If the train length is additionally transmitted by RFID, it is also possible to optimize the time for opening the level crossing barriers 10, and this time need not be based on a maximum possible train length.

Claims

1-7. (canceled)

8. A method for controlling railroad safety systems, including train routing systems and level crossing systems, which comprises the steps of:

transmitting a radio-frequency identification (RFID) signal containing vehicle data by the vehicle to produce control input variables; and

reading and evaluating the radio-frequency identification signal via a trackside device.

9. An apparatus, comprising:

a vehicle appliance having a radio-frequency identification (RFID) transponder;

a trackside device having an RFID reader, said trackside device having an evaluation unit for production of control input variables in dependence on received vehicle data;

the apparatus programmed to: transmit a radio-frequency identification (RFID) signal containing vehicle data by the vehicle to produce thetrol input variables; and reading and evaluating the radio-frequency identification signal via said trackside device.

10. The apparatus according to claim 9, wherein said RFID transponder influences said RFID reader generally at a point while the vehicle is moving past said trackside device.
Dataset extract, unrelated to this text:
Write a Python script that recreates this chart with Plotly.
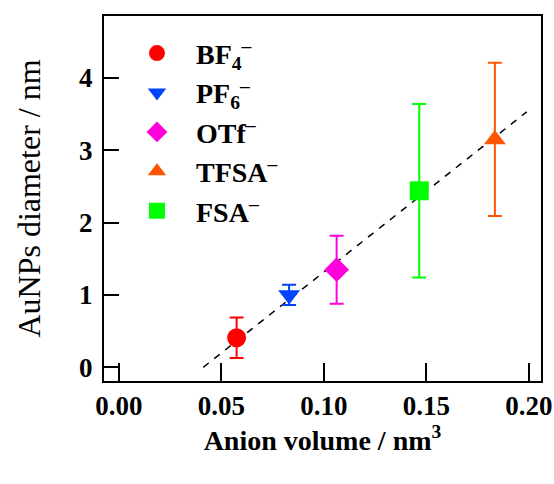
import plotly.graph_objects as go

# Data
names = ["<b>BF<sub>4</sub><sup>–</sup></b>", "<b>PF<sub>6</sub><sup>–</sup></b>",
         "<b>OTf<sup>–</sup></b>", "<b>TFSA<sup>–</sup></b>", "<b>FSA<sup>–</sup></b>"]
volumes = [0.0574, 0.083, 0.1062, 0.1834, 0.1465]
diameters = [0.41, 1.0, 1.35, 3.15, 2.44]
errors = [0.28, 0.14, 0.47, 1.06, 1.2]
colors = ["#ff0000", "#0044ff", "#ff00dd", "#ff5500", "#00ff00"]
symbols = ["circle", "triangle-down", "diamond", "triangle-up", "square"]

fit_x = [0.0411, 0.1989]
fit_y = [0.0, 3.53]

FONT = "Liberation Serif"

fig = go.Figure()
fig.add_trace(go.Scatter(x=fit_x, y=fit_y, mode="lines",
                         line=dict(color="black", width=1.5, dash="7px,7px"),
                         showlegend=False, hoverinfo="skip"))
for i in range(len(names)):
    fig.add_trace(go.Scatter(
        x=[volumes[i]], y=[diameters[i]], mode="markers", name=names[i],
        legendgroup=f"g{i}",
        marker=dict(symbol=symbols[i], size=19, color=colors[i], line=dict(width=0)),
        error_y=dict(type="data", array=[errors[i]], color=colors[i],
                     thickness=2, width=7),
    ))

fig.update_layout(
    width=554, height=484,
    margin=dict(l=104, r=13, t=16, b=103),
    paper_bgcolor="white", plot_bgcolor="white",
    font=dict(family=FONT, color="black"),
    showlegend=True,
    legend=dict(x=0.032, y=0.966, xanchor="left", yanchor="top",
                bgcolor="rgba(0,0,0,0)", font=dict(family=FONT, size=28),
                itemwidth=68, tracegroupgap=0),
    xaxis=dict(range=[-0.0073, 0.2059], tickvals=[0, 0.05, 0.1, 0.15, 0.2],
               ticktext=["0.00", "0.05", "0.10", "0.15", "0.20"],
               ticks="inside", ticklen=18, tickwidth=2, tickcolor="black",
               showline=True, linecolor="black", linewidth=2, mirror=True,
               showgrid=False, zeroline=False, automargin=False,
               tickfont=dict(family=FONT, size=27, weight="bold"),
               title=dict(text="<b>Anion volume / nm<sup>3</sup></b>",
                          font=dict(family=FONT, size=28), standoff=10)),
    yaxis=dict(range=[-0.189, 4.856], tickvals=[0, 1, 2, 3, 4],
               ticks="inside", ticklen=15, tickwidth=2, tickcolor="black",
               showline=True, linecolor="black", linewidth=2, mirror=True,
               showgrid=False, zeroline=False, ticklabelstandoff=4,
               automargin=False,
               tickfont=dict(family=FONT, size=27, weight="bold"),
               title=dict(text="AuNPs diameter / nm",
                          font=dict(family=FONT, size=32), standoff=29)),
)

fig.write_html("out.html")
11. The apparatus according to claim 9, wherein said RFID transponder influences said RFID reader continuously while the vehicle is approaching said trackside device.

12. The apparatus according to claim 11, wherein said vehicle appliance transmits static and dynamic train data.

13. The apparatus according to claim 9, wherein said trackside device has a transmitting module, and said vehicle appliance has a receiving module, with said transmitting module transmitting state data of a rail road safety system to said receiving module.

14. The apparatus according to claim 9, wherein said vehicle appliance has input means for manually inputting a desired route.